The film keeps quite tightly to the real events, in as far as they are known outside the archives of the Russian secret police, known at the time as the NKVD, which later became the notorious KGB. The film opens at a concert in Moscow, where a panicked musical director gets a call from Stalin himself asking for a recording of the Mozart concert that has just finished, and which Stalin had just heard on the radio. Just one problem: the broadcast was live and there was no recording. No one wanted to tell Stalin that, so the concert was duly replayed in its entirety, complete with audience, this time safely recorded. An example of how fiction often cannot outdo life is that in the movie the orchestral conductor faints in terror, is incapacitated and cannot continue, and a replacement has to be found. Real life was even stranger: not one but two successive conductor replacements were tracked down, but both were too drunk to perform; fortunately a third conductor was found and the concert was duly replayed. The film director apparently thought that no one would believe the real-life repeated struggle to find a replacement conductor.
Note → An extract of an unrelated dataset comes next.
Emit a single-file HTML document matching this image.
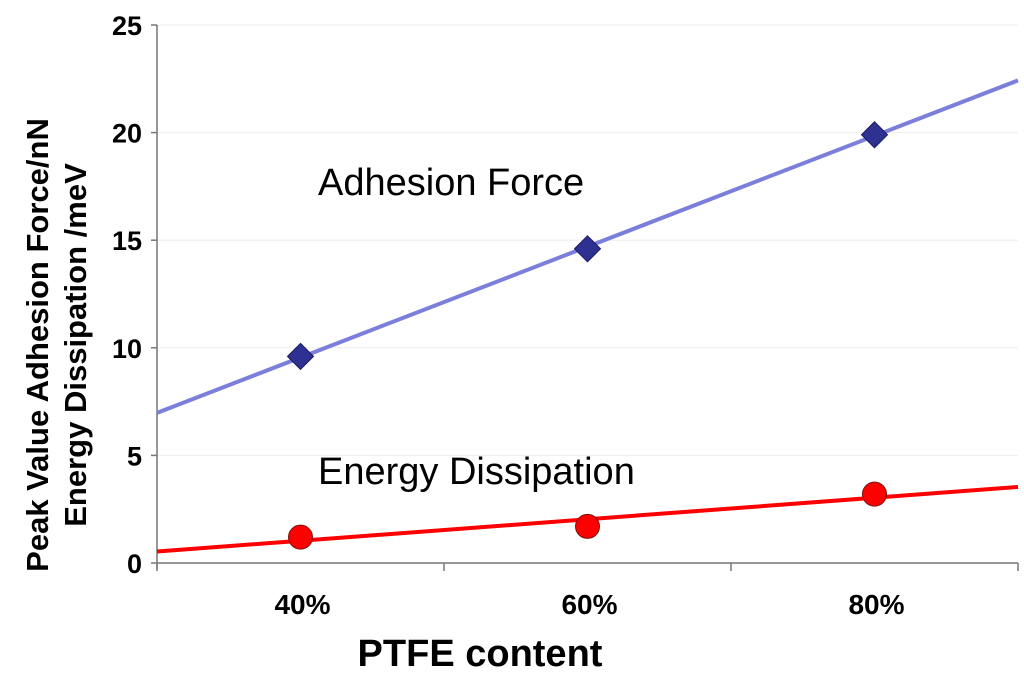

This scene is a clever way to set the tone, establishing the Kafkaesque atmosphere and genuine terror that the citizenry must have had of the ruling party, and comrade Stalin in particular, while providing plenty of comic moments. No one knows how many millions of people really died in the increasingly paranoid Stalin’s succession of purges, but millions it was. Towards the end Stalin was quite ill and suspected his doctors of a conspiracy against him. Many leading Moscow doctors were duly rounded up in the year before his death, and on the night of Stalin’s brain haemorrhage there was some difficulty in finding a competent doctor to assess him. This was another comic gift from history to the screenwriter.

The bulk of the film recounts the plotting of the central governing committee (Politburo) in the immediate aftermath. In a one-man totalitarian state, succession planning was not a subject that was brought up in committee, at least not twice. Steve Buscemi plays Nikita Khrushchev, one of the members of the Politburo that need to decide on a course of action. Stalin’s indecisive deputy Malenkov (played by Geoffrey Tambor) and NKVD chief Beria (Simon Beale) seize power, much to the disquiet of the rest of the committee, which includes Molotov (a fine performance by Michael Palin) and Mikoyan (Paul Whitehouse). Things are brought to a head by the arrival of head of the army Zhukov, played by an inspired Jason Isaacs.

This comedy is as black as the ace of spades, with Beria issuing detailed orders about the manner of the executions being carried out, and with an understandable air of paranoia amongst the scheming Politburo plotters, any of whom was at risk of being denounced and shipped off to Siberia or worse. One inspired idea was not to attempt to get the actors to mimic Russian accents. Instead Zhukov has a broad Yorkshire twang, which somehow keeps the dialogue firmly in comic territory despite the distinctly gruesome events unfolding. Only the ending of the film takes serious liberties with history, but certainly delivers some drama and snaps the audience back to appreciating the sheer brutality of events, despite the at times hysterically funny lines. Buscemi is masterful as Khrushchev, and indeed the whole cast delivers the many zingers of the brilliant script to great effect. As an after-note, the film has not gone down well in Russia, where the Ministry Of Culture has apparently considered banning it, an act worthy of Stalin himself.